Pour cette raison, le témoignage chrétien, grâce au réseau, peut
atteindre les périphéries existentielles. Je le répète souvent:
Entre une Eglise accidentée qui sort dans la rue, et une Eglise
malade d’auto-référentialité, je n’ai pas de doutes. Je
préfère la première. Et les routes sont celles du monde où les
gens vivent, où l’on peut les rejoindre effectivement et
affectivement. Parmi ces routes, il y a aussi les routes numériques,
bondées d'humanité, souvent blessée : hommes et femmes qui
cherchent un salut ou une espérance. Aussi grâce au réseau, le
message chrétien peut voyager jusqu'aux extrémités de la terre.

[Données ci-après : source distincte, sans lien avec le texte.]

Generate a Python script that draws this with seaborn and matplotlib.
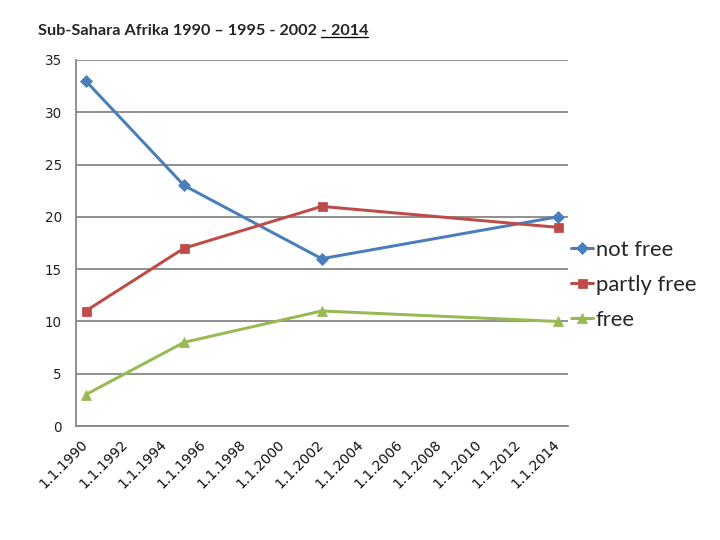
import pandas as pd
import matplotlib
matplotlib.use('Agg')
import matplotlib.pyplot as plt
import seaborn as sns

# daten
jahre = [1990, 1995, 2002, 2014]
not_free = [33, 23, 16, 20]
partly_free = [11, 17, 21, 19]
free = [3, 8, 11, 10]
tick_jahre = list(range(1990, 2015, 2))

df = pd.DataFrame({
    'datum': pd.to_datetime([f'{j}-07-01' for j in jahre]),
    'not free': not_free,
    'partly free': partly_free,
    'free': free,
})

sns.set_style('white')
plt.rcParams['font.family'] = ['DejaVu Sans']

fig = plt.figure(figsize=(10, 7.5), dpi=72)
ax = fig.add_axes([76 / 720, 1 - 426 / 540, (567.5 - 76) / 720, (426 - 60) / 540])

serien = [('not free', '#4A7EBB', 'D', 9), ('partly free', '#BE4B48', 's', 9), ('free', '#98B954', '^', 10)]
for name, farbe, marker, ms in serien:
    sns.lineplot(data=df, x='datum', y=name, ax=ax, color=farbe, marker=marker,
                 markersize=ms, markeredgecolor=farbe, linewidth=3, label=name)

grau = '#868686'
ax.set_ylim(0, 35)
ax.set_yticks(range(0, 36, 5))
ax.yaxis.grid(True, color=grau, linewidth=1.8)
ax.set_axisbelow(True)
ax.set_xlim(pd.Timestamp('1990-01-01'), pd.Timestamp('2015-01-01'))
tick_daten = [pd.Timestamp(f'{j}-01-01') for j in tick_jahre]
ax.set_xticks(tick_daten)
ax.set_xticklabels([])
# gedrehte datumsbeschriftung, rechts vom tick versetzt wie in excel
for d, j in zip(tick_daten, tick_jahre):
    ax.annotate(f'1.1.{j}', xy=(d, 0), xycoords=('data', 'axes fraction'),
                xytext=(10, -16), textcoords='offset points', rotation=45,
                ha='right', va='center', rotation_mode='anchor', fontsize=14,
                color='#111111', annotation_clip=False)
ax.tick_params(axis='y', labelsize=13.5, length=6, color=grau, width=1.8, pad=8, labelcolor='#222222')
ax.tick_params(axis='x', length=5, color=grau, width=1.8, pad=3)
ax.set_xlabel('')
ax.set_ylabel('')
for s in ['top', 'right']:
    ax.spines[s].set_visible(False)
for s in ['left', 'bottom']:
    ax.spines[s].set_color(grau)
    ax.spines[s].set_linewidth(1.8)

ax.legend(loc='center left', bbox_to_anchor=(0.99, 0.385), frameon=False,
          prop={'family': 'Lato', 'size': 22}, handlelength=1.0, handletextpad=0.1,
          labelspacing=0.68, borderaxespad=0)

# titel mit unterstrichenem teil
t1 = fig.text(38 / 720, 1 - 31 / 540, 'Sub-Sahara Afrika 1990 \u2013 1995 - 2002 ',
              fontsize=16.2, fontweight='bold', family='Lato', va='center')
fig.canvas.draw()
bb = t1.get_window_extent()
x2 = bb.x1 / fig.bbox.width
t2 = fig.text(x2, 1 - 31 / 540, '- 2014', fontsize=16.2, fontweight='bold', family='Lato', va='center')
fig.canvas.draw()
bb2 = t2.get_window_extent()
y_line = (bb2.y0 + 1) / fig.bbox.height
fig.add_artist(plt.Line2D([bb2.x0 / fig.bbox.width, bb2.x1 / fig.bbox.width], [y_line, y_line],
                          color='black', linewidth=1.3, transform=fig.transFigure))

fig.savefig('out.png', dpi=72)
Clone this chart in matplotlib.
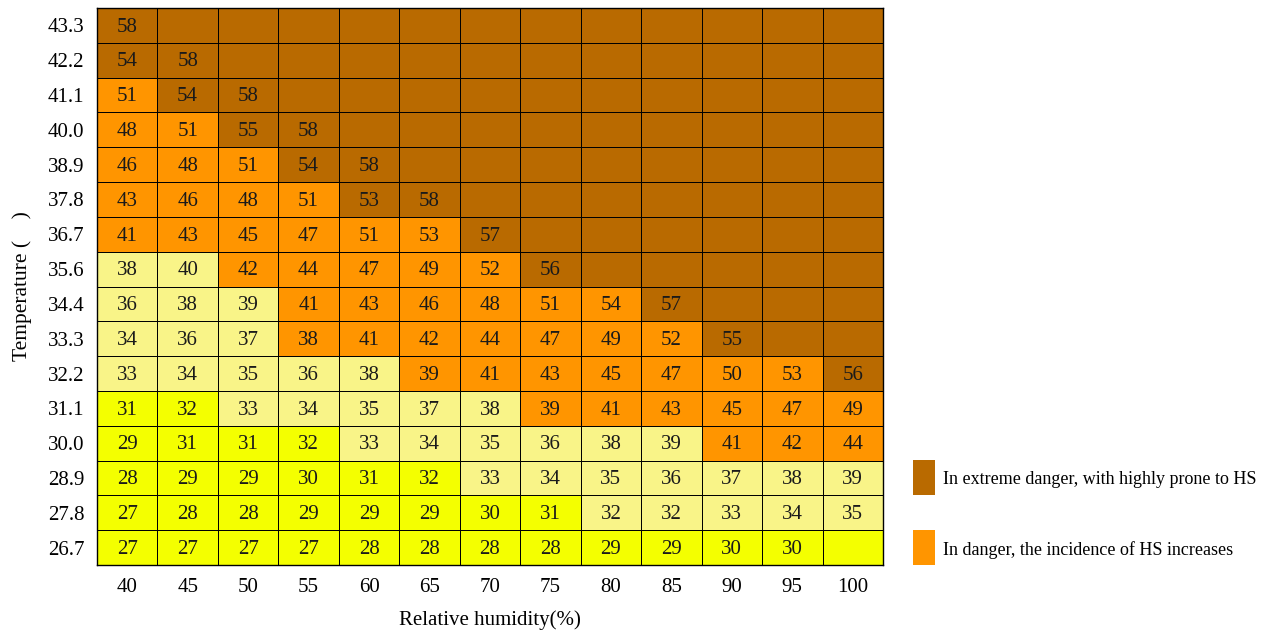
import numpy as np
import matplotlib
matplotlib.use("Agg")
import matplotlib.pyplot as plt
from matplotlib.colors import ListedColormap
from matplotlib.patches import Rectangle

# Heat index table: rows are air temperature (top = hottest), columns relative humidity
humidity = [40, 45, 50, 55, 60, 65, 70, 75, 80, 85, 90, 95, 100]
temperature = ["43.3", "42.2", "41.1", "40.0", "38.9", "37.8", "36.7", "35.6",
               "34.4", "33.3", "32.2", "31.1", "30.0", "28.9", "27.8", "26.7"]

N = None
heat_index = [
    [58, N, N, N, N, N, N, N, N, N, N, N, N],
    [54, 58, N, N, N, N, N, N, N, N, N, N, N],
    [51, 54, 58, N, N, N, N, N, N, N, N, N, N],
    [48, 51, 55, 58, N, N, N, N, N, N, N, N, N],
    [46, 48, 51, 54, 58, N, N, N, N, N, N, N, N],
    [43, 46, 48, 51, 53, 58, N, N, N, N, N, N, N],
    [41, 43, 45, 47, 51, 53, 57, N, N, N, N, N, N],
    [38, 40, 42, 44, 47, 49, 52, 56, N, N, N, N, N],
    [36, 38, 39, 41, 43, 46, 48, 51, 54, 57, N, N, N],
    [34, 36, 37, 38, 41, 42, 44, 47, 49, 52, 55, N, N],
    [33, 34, 35, 36, 38, 39, 41, 43, 45, 47, 50, 53, 56],
    [31, 32, 33, 34, 35, 37, 38, 39, 41, 43, 45, 47, 49],
    [29, 31, 31, 32, 33, 34, 35, 36, 38, 39, 41, 42, 44],
    [28, 29, 29, 30, 31, 32, 33, 34, 35, 36, 37, 38, 39],
    [27, 28, 28, 29, 29, 29, 30, 31, 32, 32, 33, 34, 35],
    [27, 27, 27, 27, 28, 28, 28, 28, 29, 29, 30, 30, N],
]

# 0 = caution, 1 = extreme caution, 2 = danger, 3 = extreme danger
risk_level = [
    [3, 3, 3, 3, 3, 3, 3, 3, 3, 3, 3, 3, 3],
    [3, 3, 3, 3, 3, 3, 3, 3, 3, 3, 3, 3, 3],
    [2, 3, 3, 3, 3, 3, 3, 3, 3, 3, 3, 3, 3],
    [2, 2, 3, 3, 3, 3, 3, 3, 3, 3, 3, 3, 3],
    [2, 2, 2, 3, 3, 3, 3, 3, 3, 3, 3, 3, 3],
    [2, 2, 2, 2, 3, 3, 3, 3, 3, 3, 3, 3, 3],
    [2, 2, 2, 2, 2, 2, 3, 3, 3, 3, 3, 3, 3],
    [1, 1, 2, 2, 2, 2, 2, 3, 3, 3, 3, 3, 3],
    [1, 1, 1, 2, 2, 2, 2, 2, 2, 3, 3, 3, 3],
    [1, 1, 1, 2, 2, 2, 2, 2, 2, 2, 3, 3, 3],
    [1, 1, 1, 1, 1, 2, 2, 2, 2, 2, 2, 2, 3],
    [0, 0, 1, 1, 1, 1, 1, 2, 2, 2, 2, 2, 2],
    [0, 0, 0, 0, 1, 1, 1, 1, 1, 1, 2, 2, 2],
    [0, 0, 0, 0, 0, 0, 1, 1, 1, 1, 1, 1, 1],
    [0, 0, 0, 0, 0, 0, 0, 0, 1, 1, 1, 1, 1],
    [0, 0, 0, 0, 0, 0, 0, 0, 0, 0, 0, 0, 0],
]

legend_labels = ["In extreme danger, with highly prone to HS",
                 "In danger, the incidence of HS increases"]

colors = ["#F4FF00", "#F9F488", "#FF9500", "#B96A00"]

plt.rcParams["font.family"] = ["Liberation Serif", "DejaVu Serif"]

fig = plt.figure(figsize=(12.71, 6.32), dpi=100)
ax = fig.add_axes([0.0763, 0.106, 0.6184, 0.8813])

levels = np.array(risk_level)
nrows, ncols = levels.shape
ax.pcolormesh(np.arange(ncols + 1), np.arange(nrows + 1), levels,
              cmap=ListedColormap(colors), vmin=-0.5, vmax=3.5,
              edgecolors="black", linewidth=0.6)

for r, row in enumerate(heat_index):
    for c, v in enumerate(row):
        if v is not None:
            ax.text(c + 0.5, r + 0.55, str(v), ha="center", va="center",
                    fontsize=15, color="#1a1a1a")

ax.set_xlim(0, ncols)
ax.set_ylim(nrows, 0)
ax.set_xticks(np.arange(ncols) + 0.5)
ax.set_xticklabels([str(h) for h in humidity], fontsize=15)
ax.set_yticks(np.arange(nrows) + 0.5)
ax.set_yticklabels(temperature, fontsize=15)
ax.tick_params(length=0, pad=9)
for s in ax.spines.values():
    s.set_linewidth(1.0)

ax.set_xlabel("Relative humidity(%)", fontsize=15, labelpad=10)
ax.set_ylabel("Temperature (    )", fontsize=15.5, labelpad=11)

# legend swatches drawn in figure coordinates
W, H = fig.get_size_inches() * fig.dpi
for i, (lab, col) in enumerate(zip(legend_labels, [colors[3], colors[2]])):
    y0 = 460 + i * 70
    fig.add_artist(Rectangle((913 / W, 1 - (y0 + 35) / H), 22 / W, 35 / H,
                             transform=fig.transFigure, facecolor=col,
                             edgecolor="none"))
    fig.text(943 / W, 1 - (y0 + 20) / H, lab, fontsize=13, va="center",
             ha="left")

fig.savefig("out.png", dpi=100)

Ouvrir les portes des églises signifie aussi les ouvrir dans
l'environnement numérique, soit pour que les gens entrent, quelles
que soient les conditions de vie où ils se trouvent, soit pour que
l'Evangile puisse franchir le seuil du temple et sortir à la
rencontre de tous. Nous sommes appelés à témoigner d’une Église
qui soit la maison de tous. Sommes-nous en mesure de communiquer le
visage d'une telle Eglise? La communication contribue à façonner la
vocation missionnaire de l'Eglise tout entière, et les réseaux
sociaux sont aujourd'hui l'un des endroits pour vivre cet appel à
redécouvrir la beauté de la foi, la beauté de la rencontre avec le
Christ. Même dans le contexte de la communication il faut une Eglise
qui réussisse à apporter de la chaleur, à embraser le cœur. Le
témoignage chrétien ne se réalise pas avec le bombardement de
messages religieux, mais avec la volonté de se donner soi-même aux
autres à travers la disponibilité à s'impliquer avec patience et
respect dans leurs questions et leurs doutes, sur le chemin de la
recherche de la vérité et du sens de l'existence humaine. Pensons à
l'épisode des disciples d'Emmaüs. Il faut savoir entrer en dialogue
avec les hommes et les femmes d'aujourd'hui, pour en comprendre les
attentes, les doutes, les espoirs, et leur proposer l'Evangile, c’est
à dire Jésus Christ, Dieu fait homme, mort et ressuscité pour nous
libérer du péché et de la mort. Le défi nécessite profondeur,
attention à la vie, sensibilité spirituelle. Dialoguer signifie
être convaincu que l'autre a quelque chose de bon à dire, faire de
la place à son point de vue, à ses propositions. Dialoguer ne
signifie pas renoncer à ses propres idées et traditions, mais à la
prétention qu’elles soient uniques et absolues.
Que
l'icône du bon Samaritain, qui soigne les blessures de l'homme
blessé en y versant de l’huile et du vin, soit notre guide. Que
notre communication soit une huile parfumée pour la douleur et le
bon vin pour l’allégresse. Notre rayonnement ne provient pas de
truquages ou d'effets spéciaux, mais de notre capacité de nous
faire proche de toute personne blessée que nous rencontrons le long
de la route, avec amour, avec tendresse. N'ayez pas peur de devenir
les citoyens du territoire numérique. L'attention et la présence de
l’Eglise sont importantes dans le monde de la communication, pour
dialoguer avec l'homme d'aujourd'hui et l'amener à rencontrer le
Christ: Une Eglise qui accompagne le chemin, sait se mettre en marche
avec tous. Dans ce contexte, la révolution des moyens de
communication et de l'information est un grand et passionnant défi,
qui requiert des énergies fraîches et une nouvelle imagination pour
transmettre aux autres la beauté de Dieu".